09/05/2008
Pour une Europe libre et militante.
Le 9 mai 1950, le Français Robert Schuman lançait son appel à la construction d'une Europe des moyens communs, base d'une Europe politique. La démarche était celle du très libéral Jean Monnet : puisque les États européens ne se font pas seulement la guerre pour des principes, mais bien plus pour des intérêts, rapprochons leurs intérêts et ainsi, ils se feront la paix. Méthode pleine de bon sens, qui a atteint son objectif pacifique, mais qui n'a pas été sans inconvénient pour la nature de la construction européenne. De toutes façons, aujourd'hui, bien plus encore que d'une gouvernance eurpéenne, c'est d'une gouvernance mondiale que nous avons besoin.
Or sur ce point, force est de constater que le modèle européen a ses qualités, car il s'agit d'assembler des nations qui se sont fait la guerre pendant des siècles, avec rage, avec haine, et de trouver des mécanismes politiques qui leur permettent de travailler en commun en confiance.
On pourrait imaginer d'ouvrir peu à peu l'Union Européenne au reste du monde et d'en faire progressivement une Union Mondiale.
Car par rapport à l'ONU, l'Union Européenne offre un avantage : elle est militante de la démocratie représentative, de la protection des minorités et, d'une manière générale, des systèmes de liberté politique. Sa combinaison des principes "un État, une voix" et "un citoyen, une voix" est également intéressante. Enfin, sa banque centrale pourrait servir de modèle à une monnaie mondiale.
En revanche, l'Union Européenne souffre d'une insuffisante ouverture aux intérêts et préoccupations des acteurs qui ne sont pas représentés par des lobbies. Sa conception de l'intérêt général se résume à l'extinction des instruments nationaux, qui passe par la disparition des services publics historiques. Sa conception du libéralisme est également erronnée, en ce sens qu'elle fait la part trop belle au point de vue des entreprises transnationales, pour le principe d'entités d'échelon européen, au lieu de favoriser le tissu des PME.
Pour une fois, je dirai du bien de l'actuel gouvernement, dont je viens de lire qu'il a signé une exhortation commune avec le Royaume-Uni en faveur des PME. Mais je crains qu'il ne s'agisse, comme d'habitude, que de mots, sans autre intention que l'effet d'annonce. Un voeu pieux.
Quoiqu'il en soit, l'Europe, aujourd'hui, n'est pas aussi alignée sur les États-Unis que beaucoup le croient. Et c'est la Banque centrale européenne qui, dans le contexte actuel, défend les intérêts européens en maintenant des taux directeurs élevés.
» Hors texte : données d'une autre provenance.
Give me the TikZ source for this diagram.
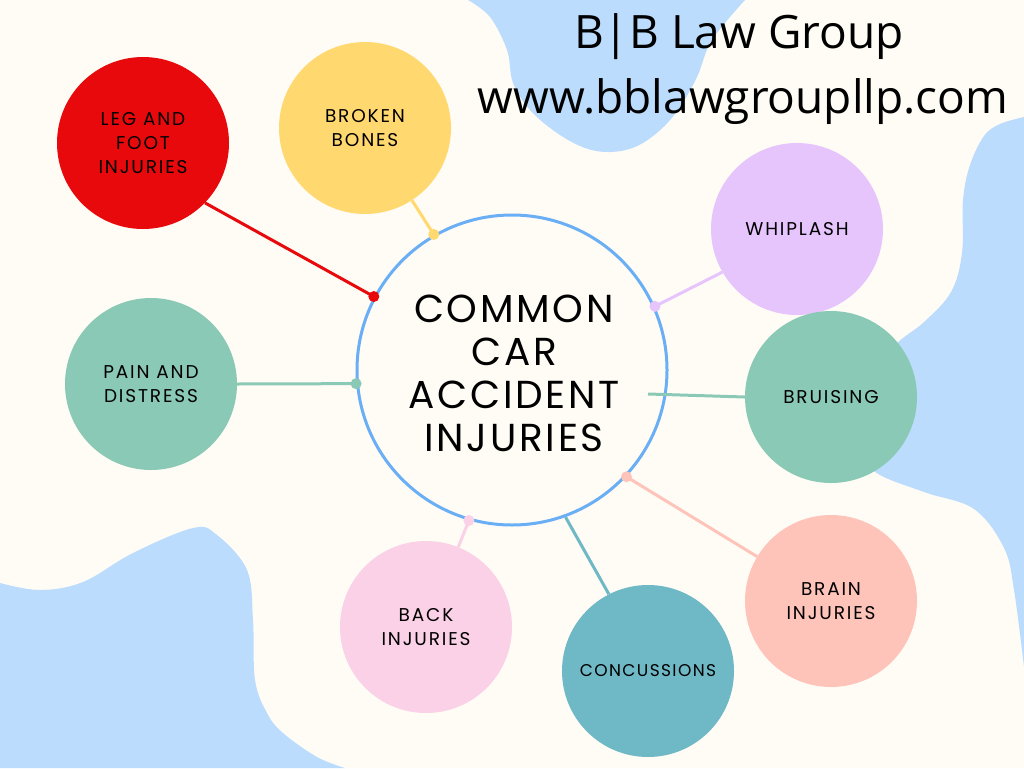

Pourquoi est-ce un signe d'indépendance ? Parce que les États-Unis ont massivement baissé leurs propres taux de façon à soulager les ménages emprunteurs américains et qu'en maintenant des taux élevés, l'Europe n'aide pas l'Amérique dans cette tâche. En revanche, la baisse du dollar, à laquelle elle ne résiste pas, améliore la compétitivité à l'exportation des produits américains. Cette seconde perspective pourrait présenter des avantages du point de vue de Washington, mais on lit que la relative désindustrialisation, qui frappe les États-Unis comme le reste de l'ancien monde développé, limite l'effet dynamique de la baisse du dollar sur l'économie américaine.
Une BCE tournée entièrement vers les intérêts européens, une commission de Bruxelles plus (trop) ouverte aux sirènes d'Outre-Atlantique, une alternance plausible aux États-Unis à l'automne, tels sont les paramètres de l'indépendance européenne aujourd'hui.
Car la liberté de l'Europe s'entend face aux ingérences des États-Unis.
L'Europe et les États-Unis partagent une valeur essentielle : la démocratie. Cette communauté de vue fait comme un filet de protection contre les tentations d'affrontement véritable entre les deux entités.
En revanche, dans leur conception de la diplomatie internationale, les divergences sont fortes : vision souverainiste et unilatéraliste des États-Unis, libre-échange et multilatéralisme du point de vue européen.
Cette dernière conception est mise à mal par l'appui pris en Europe par les milieux dirigeants américains, notamment en Italie avec Silvio Berlusconi, et en France. En revanche, l'Allemande Angela Merkel, que l'on donnait très alignée sur les positions de Washington, a vite compris quel était désormais le rôle spécifique de l'Allemagne et, tout en jouant dans la rondeur avec les autorités américaines, a su développer un point de vue original dans le concert européen et mondial. La continuité de la diplomatie allemande a trouvé là une excellente modernisation, dont les autorités françaises feraient bien de s'inspirer.